Joaquín Mª Aguirre (UCM)
Que en tiempos como estos, de globalización, de nuevas
tecnologías de la comunicación, de redes sociales virtuales, etc., un niño
lance una botella con un mensaje al mar no deja de resultar sorprendente. Una
botella con un mensaje es lo contrario de todo aquello que consideramos
eficacia comunicativa: no sabemos si llegara, ni a quién, ni dónde, ni cuándo.
Algo así nos haría darnos de baja inmediata de nuestro operador.
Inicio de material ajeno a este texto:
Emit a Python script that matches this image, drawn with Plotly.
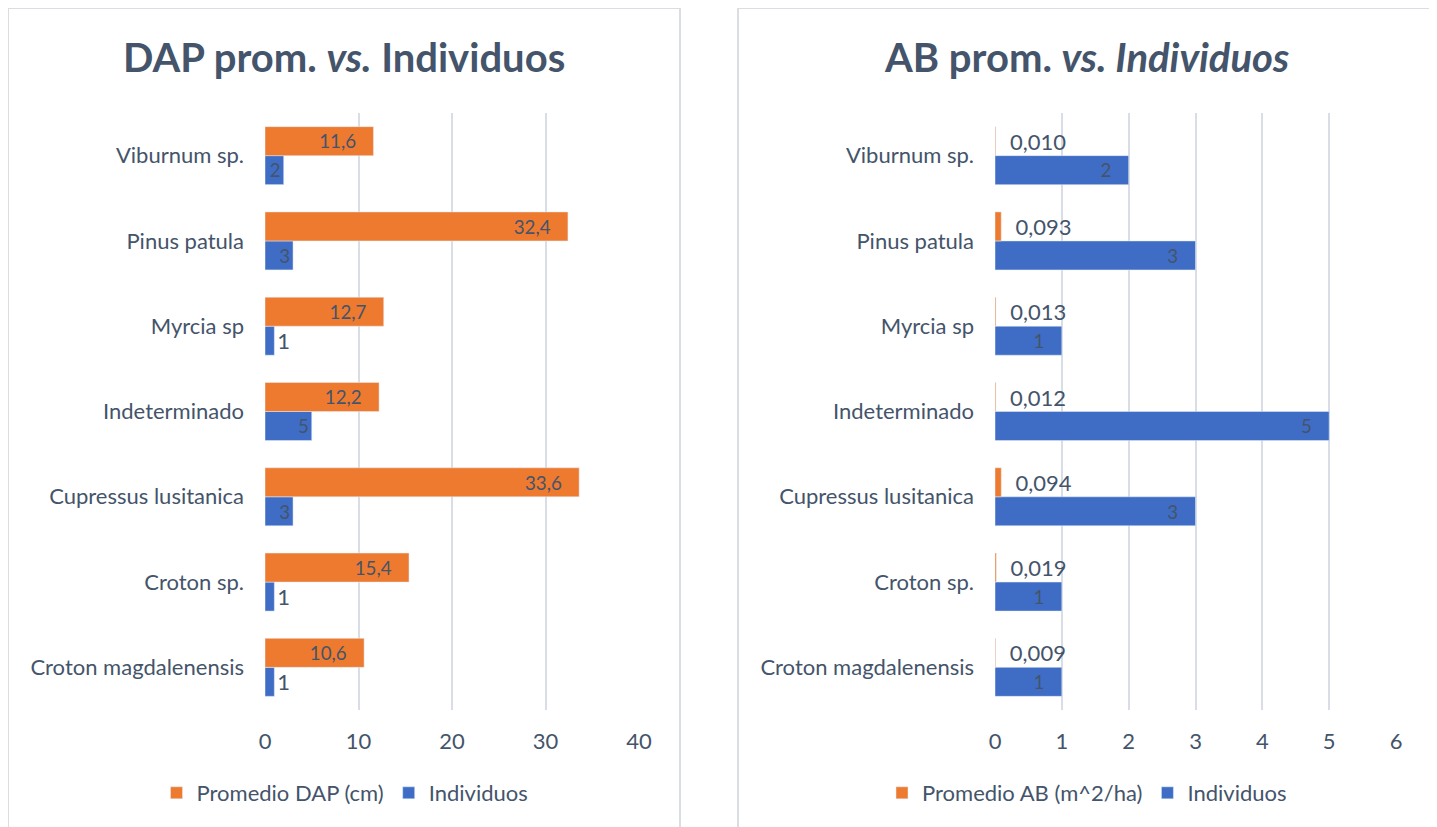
import plotly.graph_objects as go

# species, bottom to top as in the chart
especies = ["Croton magdalenensis", "Croton sp.", "Cupressus lusitanica", "Indeterminado",
            "Myrcia sp", "Pinus patula", "Viburnum sp."]
individuos = [1, 1, 3, 5, 1, 3, 2]
dap_prom = [10.6, 15.4, 33.6, 12.2, 12.7, 32.4, 11.6]
ab_prom = [0.009, 0.019, 0.094, 0.012, 0.013, 0.093, 0.010]
ticks_dap = [0, 10, 20, 30, 40]
ticks_ab = [0, 1, 2, 3, 4, 5, 6]

W, H = 1437, 827
naranja = "#EE7A30"
azul = "#3F6DC6"
gris_txt = "#44546A"
rejilla = "#D9DEE6"
fuente = "Lato, Carlito, Calibri, sans-serif"
tam = 22

# page body adds an 8px margin, so positions are shifted back by 8
def px(x):
    return (x - 8) / W


def py(y):
    return 1 - (y - 8) / H


def coma(v, d):
    return f"{v:.{d}f}".replace(".", ",")


fig = go.Figure()

# left chart: DAP vs individuos
fig.add_trace(go.Bar(
    y=especies, x=individuos, orientation="h", name="Individuos",
    marker_color=azul, xaxis="x", yaxis="y", legend="legend", legendrank=2,
    text=[str(v) for v in individuos],
    textposition=["outside" if v < 2 else "inside" for v in individuos],
    insidetextanchor="end", textangle=0, cliponaxis=False,
    textfont=dict(color=gris_txt, size=tam, family=fuente),
))
fig.add_trace(go.Bar(
    y=especies, x=dap_prom, orientation="h", name="Promedio DAP (cm)",
    marker_color=naranja, xaxis="x", yaxis="y", legend="legend", legendrank=1,
    text=[coma(v, 1) + "   " for v in dap_prom], textposition="inside",
    insidetextanchor="end", textangle=0,
    textfont=dict(color=gris_txt, size=tam, family=fuente),
))

# right chart: AB vs individuos
fig.add_trace(go.Bar(
    y=especies, x=individuos, orientation="h", name="Individuos",
    marker_color=azul, xaxis="x2", yaxis="y2", legend="legend2", legendrank=2,
    text=[str(v) + "   " for v in individuos], textposition="inside",
    insidetextanchor="end", textangle=0,
    textfont=dict(color=gris_txt, size=tam, family=fuente),
))
fig.add_trace(go.Bar(
    y=especies, x=ab_prom, orientation="h", name="Promedio AB (m^2/ha)",
    marker_color=naranja, xaxis="x2", yaxis="y2", legend="legend2", legendrank=1,
    text=["  " + coma(v, 3) for v in ab_prom], textposition="outside",
    textangle=0, cliponaxis=False,
    textfont=dict(color=gris_txt, size=tam, family=fuente),
))

eje_x = dict(showgrid=True, gridcolor=rejilla, gridwidth=2, zeroline=False,
             showline=False, ticks="", ticklabelstandoff=16, automargin=False,
             tickfont=dict(size=tam, color=gris_txt, family=fuente))
eje_y = dict(type="category", categoryorder="array", categoryarray=especies,
             showgrid=False, zeroline=False, showline=False, ticks="",
             ticklabelstandoff=20, automargin=False,
             tickfont=dict(size=tam, color=gris_txt, family=fuente))

ydom = [py(710), py(113)]

fig.update_layout(
    width=W, height=H,
    margin=dict(l=0, r=0, t=0, b=0, autoexpand=False),
    paper_bgcolor="white", plot_bgcolor="white",
    barmode="group", bargap=0.32, bargroupgap=0,
    font=dict(family=fuente, color=gris_txt),
    xaxis=dict(eje_x, domain=[px(265), px(639)], range=[0, 40], tickvals=ticks_dap, anchor="y"),
    yaxis=dict(eje_y, domain=ydom, anchor="x"),
    xaxis2=dict(eje_x, domain=[px(995), px(1396)], range=[0, 6], tickvals=ticks_ab, anchor="y2"),
    yaxis2=dict(eje_y, domain=ydom, anchor="x2"),
    legend=dict(orientation="h", x=px(345), xanchor="center", y=py(793), yanchor="middle",
                font=dict(size=tam, color=gris_txt, family=fuente)),
    legend2=dict(orientation="h", x=px(1087), xanchor="center", y=py(793), yanchor="middle",
                 font=dict(size=tam, color=gris_txt, family=fuente)),
    annotations=[
        dict(text="<b>DAP prom. <i>vs.</i> Individuos</b>", x=px(344), y=py(57),
             xref="paper", yref="paper", showarrow=False, xanchor="center", yanchor="middle",
             font=dict(size=40, color=gris_txt, family=fuente)),
        dict(text="<b>AB prom. <i>vs. Individuos</i></b>", x=px(1086), y=py(57),
             xref="paper", yref="paper", showarrow=False, xanchor="center", yanchor="middle",
             font=dict(size=40, color=gris_txt, family=fuente)),
    ],
    shapes=[
        dict(type="rect", xref="paper", yref="paper", x0=px(8), x1=px(680),
             y0=-0.05, y1=py(8), line=dict(color="#DADDE2", width=2)),
        dict(type="rect", xref="paper", yref="paper", x0=px(738), x1=px(1433),
             y0=-0.05, y1=py(8), line=dict(color="#DADDE2", width=2)),
    ],
)

fig.write_html("out.html")
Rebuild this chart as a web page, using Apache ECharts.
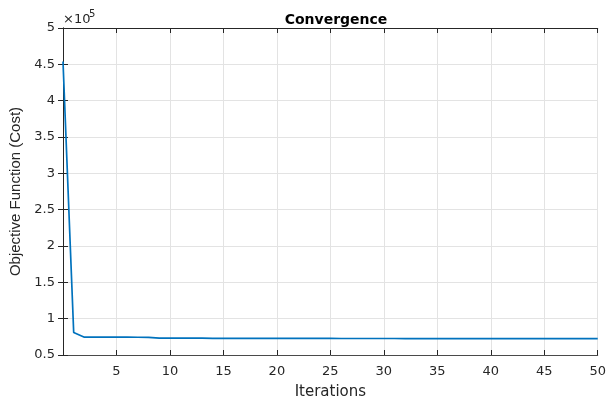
<!DOCTYPE html>
<html>
<head>
<meta charset="utf-8">
<script src="https://cdn.jsdelivr.net/npm/echarts@6/dist/echarts.min.js"></script>
<style>
  html, body { margin: 0; padding: 0; background: #fff; }
  #chart { width: 609px; height: 405px; }
</style>
</head>
<body>
<div id="chart"></div>
<script>
const iterations = [0, 1, 2, 3, 4, 5, 6, 7, 8, 9, 10, 11, 12, 13, 14, 15, 16, 17, 18, 19, 20,
  21, 22, 23, 24, 25, 26, 27, 28, 29, 30, 31, 32, 33, 34, 35, 36, 37, 38, 39, 40,
  41, 42, 43, 44, 45, 46, 47, 48, 49, 50];
const costs = [454000, 81000, 74500, 74500, 74500, 74500, 74500, 74400, 74300, 73300, 73200,
  73200, 73100, 73100, 73000, 73000, 73000, 72900, 72900, 72900, 72900,
  72800, 72800, 72800, 72800, 72800, 72700, 72700, 72700, 72700, 72700,
  72700, 72600, 72600, 72600, 72600, 72600, 72600, 72600, 72500, 72500,
  72500, 72500, 72500, 72500, 72500, 72500, 72500, 72500, 72500, 72500];
const xTicks = { min: 0, max: 50, step: 5 };
const yTicks = { min: 50000, max: 500000, step: 50000 };

const chart = echarts.init(document.getElementById('chart'));
const axisColor = '#262626';
const font = 'DejaVu Sans';

// box around the plot: extra top/right axes with inward ticks only
const boxAxis = {
  axisLine: { show: true, lineStyle: { color: axisColor, width: 1 } },
  axisTick: { show: true, inside: true, length: 5, lineStyle: { color: axisColor } },
  axisLabel: { show: false },
  splitLine: { show: false }
};

chart.setOption({
  animation: false,
  backgroundColor: '#fff',
  title: {
    text: 'Convergence',
    left: 331,
    top: 8,
    textAlign: 'center',
    textStyle: { fontFamily: font, fontSize: 14, fontWeight: 'bold', color: '#000' }
  },
  grid: { left: 62, right: 8, top: 28, bottom: 41, containLabel: false },
  xAxis: [{
    type: 'value',
    min: xTicks.min, max: xTicks.max, interval: xTicks.step,
    name: 'Iterations',
    nameLocation: 'middle',
    nameGap: 30,
    nameTextStyle: { fontFamily: font, fontSize: 15, color: '#262626' },
    axisLine: { show: true, onZero: false, lineStyle: { color: '#4a4a4a' } },
    axisTick: { show: true, inside: true, length: 5, lineStyle: { color: axisColor } },
    axisLabel: {
      fontFamily: font, fontSize: 13, color: '#262626', margin: 10,
      formatter: v => (v === 0 ? '' : String(v))
    },
    splitLine: { show: true, lineStyle: { color: '#e3e3e3', width: 1 } }
  }, Object.assign({
    type: 'value', position: 'top',
    min: xTicks.min, max: xTicks.max, interval: xTicks.step
  }, boxAxis)],
  yAxis: [{
    type: 'value',
    min: yTicks.min, max: yTicks.max, interval: yTicks.step,
    name: 'Objective Function (Cost)',
    nameLocation: 'middle',
    nameRotate: 90,
    nameGap: 40,
    nameTextStyle: { fontFamily: 'Liberation Sans', fontSize: 15, color: '#262626' },
    axisLine: { show: true, onZero: false, lineStyle: { color: '#4a4a4a' } },
    axisTick: { show: true, inside: true, length: 5, lineStyle: { color: axisColor } },
    axisLabel: {
      fontFamily: font, fontSize: 13, color: '#262626', margin: 8,
      formatter: v => String(+(v / 1e5).toFixed(1))
    },
    splitLine: { show: true, lineStyle: { color: '#e3e3e3', width: 1 } }
  }, Object.assign({
    type: 'value', position: 'right',
    min: yTicks.min, max: yTicks.max, interval: yTicks.step
  }, boxAxis)],
  graphic: [
    { type: 'text', left: 63, top: 13, style: { text: '\u00d710', fontFamily: font, fontSize: 13, fill: '#262626' } },
    { type: 'text', left: 89, top: 9, style: { text: '5', fontFamily: font, fontSize: 10, fill: '#262626' } }
  ],
  series: [{
    type: 'line',
    data: iterations.map((it, i) => [it, costs[i]]),
    showSymbol: false,
    lineStyle: { color: '#0072BD', width: 1.7 },
    itemStyle: { color: '#0072BD' },
    clip: true
  }]
});
</script>
</body>
</html>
Curtis Kipple lanzó su botella al mar con un mensaje dentro
en las costas de Brockport, en el estado de Nueva York. Como no sabía a quién
le llegaría, escribió para un ser genérico, anónimo y difuso. Contó las cosas
que le importaban a él y no las que le podían importar a otro dudoso. Si Curtis
hubiera metido dentro de la botella un mensaje para un amigo nos habría
parecido de una ingenuidad pasmosa. ¡Ya es mucho que llegue a algún sitio y que
alguien lo encuentre como para elegir el destinatario!
"Escribí sobre cuánto me gusta jugar al fútbol y
a los videojuegos con mi padre", ha señalado Curtis, de diez años.
Desconociendo el receptor de la botella, la única salida es hablar de nosotros
mismos, contarle a ese inesperado lector algo nuestro con la esperanza de que
sienta la curiosidad de saber quién es el autor de aquel extraño mensaje.
Me imagino que el profesor que hace lanzar botellas al mar
quiere que sus alumnos tengan una experiencia distinta de la que habitualmente
tienen de la comunicación. Al hacerse de las comunicaciones un gran negocio, se
nos impulsa al parloteo sin sentido, al “contacto” comunicativo masivo y se
pierden muchas de las capacidades valiosas que la comunicación debe desarrollar
en los dos ámbitos, el personal y el social. Lo vemos cada día en nuestras
aulas, personas con problemas expresivos que se esconden tras las comunicaciones
convencionales, tras los tópicos que se les sirven ya empaquetados. Prestamos
más importancia al número de contactos que a la labor de convertirlos en relaciones
auténticas.
Curtis Kipple ha aprendido dos cosas: que un mensaje embotellado
lanzado en la costa de su ciudad puede ser recogido en las islas Azores y
también que alguien que lo encontró le ha contestado de vuelta con un correo
electrónico. Quizá algún ingenuo habría contestado metiendo el mensaje dentro de
la misma botella y lo habría lanzado de nuevo al mar. Pero no hay que tentar a
la suerte y la teoría de las probabilidades no nos deja mucho margen en el
regreso del mensaje a su destinatario. Curtis ha aprendido que su botella pudo
llegar muy lejos —4.200 kilómetros, hasta las Azores— y
que alguien invirtió su tiempo en contestarle. Ha también aprendido a valorar ese
teléfono móvil que a sus diez años seguro que tiene, con una larga lista de
contactos, con conexión a diversas redes sociales en las que participa y de las que está informado instantáneamente de todo lo que ocurre, del estado de sus amigos.
Pero también ha aprendido otra cosa importante. Se habrá
dado cuenta que lo que escribió en ese mensaje que no tenía como receptor a
ninguno de los contactos de su agenda, pudo contar algo que habitualmente no
comenta con ninguno de ellos: lo bien que se lo pasa con su padre jugando con
su consola. Eso lo ha reservado para un papel escrito a mano que ha arrojado al
mar. Cuando no sabía a quién dirigirse, salió lo que más valora.
Los demás resaltan la gran distancia recorrida por el mensaje; nosotros su contenido, la proximidad a su padre, la otra comunicación.